The accessories will be also be passed to those in need but as 4/5 sticks are new to me, they will be staying with me &#129315;. Thanks again!!!


----------



## UBC03 (Nov 18, 2015)

Double PIF .. nicely done guys

Sent from my SM-G960U using Tapatalk


----------



## bowhunter444 (Oct 16, 2020)

Glad it finally made it to you! Only took the post office 11days to get it two states away

Sent from my SM-G950U using Tapatalk


----------



## Aimless1 (Jul 24, 2020)

Well done gentlemen


----------



## BigPuffer (Nov 4, 2017)

bowhunter444 said:


> Glad it finally made it to you! Only took the post office 11days to get it two states away
> 
> Sent from my SM-G950U using Tapatalk


Still got here sooner then I thought it would. Some stuff I shipped out before still hasn't arrived at their destination!


----------



## CgarDann (Aug 4, 2019)

Awesome gesture 

Sent from my iPhone using Tapatalk


----------



## mrolland5500 (Dec 31, 2016)

Landmines!!!!


Sent from my iPhone using Tapatalk


----------



## Hickorynut (Jun 26, 2017)

Nicely done...Tony is always throwin love around...Solid @bowhunter444 !

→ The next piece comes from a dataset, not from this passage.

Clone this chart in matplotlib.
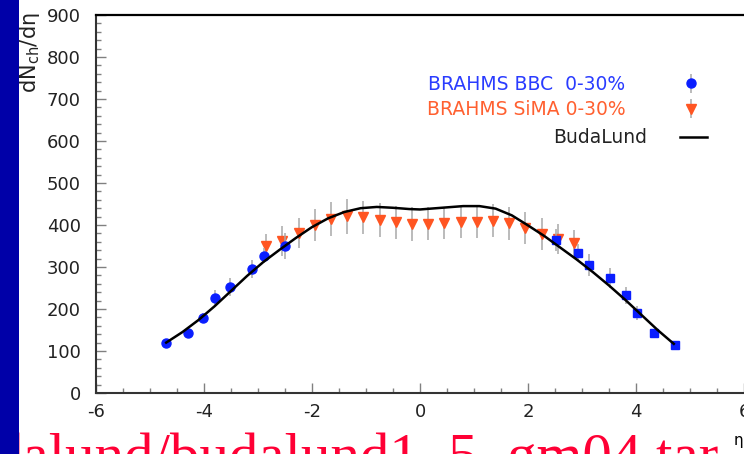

Sent from my SM-G973U using Tapatalk


----------



## BigPuffer (Nov 4, 2017)

mrolland5500 said:


> Landmines!!!!
> 
> Sent from my iPhone using Tapatalk


Welcome back @mrolland5500 !!!



Hickorynut said:


> Nicely done...Tony is always throwin love around...Solid @bowhunter444 !
> 
> Sent from my SM-G973U using Tapatalk


Not sure what you implying there but do you need some love thrown towards GA direction?


----------



## the camaro show (Nov 21, 2018)

Very nice explosion!


----------



## Mark in wi (Apr 22, 2018)

Nice!!


----------



## TonyBrooklyn (Jan 28, 2010)

bowhunter444 said:


> Glad it finally made it to you! Only took the post office 11days to get it two states away
> 
> Sent from my SM-G950U using Tapatalk


Nice Hit!!!!!!!!!!!!!!!!!!!!!!
Use FED-EX or UPS!
They are also slower than normal but still on time most of the time!
Post office is a broken machine.
I lost 3 packages since before the holidays just vanished .
2 that were mailed right after Thanksgiving landed after the New Year.
You send priority mail and they are not even honoring their time frame guarantee.
And if you put in a claim to get paid because priority mail is insured Good Luck!
Plan on waiting 3-6 months this is their estimate.
Also plan on supplying a blood and stool sample.:vs_laugh:
Didn't mean to jack your thread just wanted to warn my fellow BOTL.
Many packages stolen by temps and replacement workers.
Lets not forget about postal employees that just throw mail away.
Many drink the Kool-Aid and swear by the USPS there is much misinformation out there.
Peace to all!:vs_cool:


----------



## Olecharlie (Oct 28, 2017)

That was very thoughtful, nice humidor, accessories and cigars. Well done Sir! @bowhunter444


----------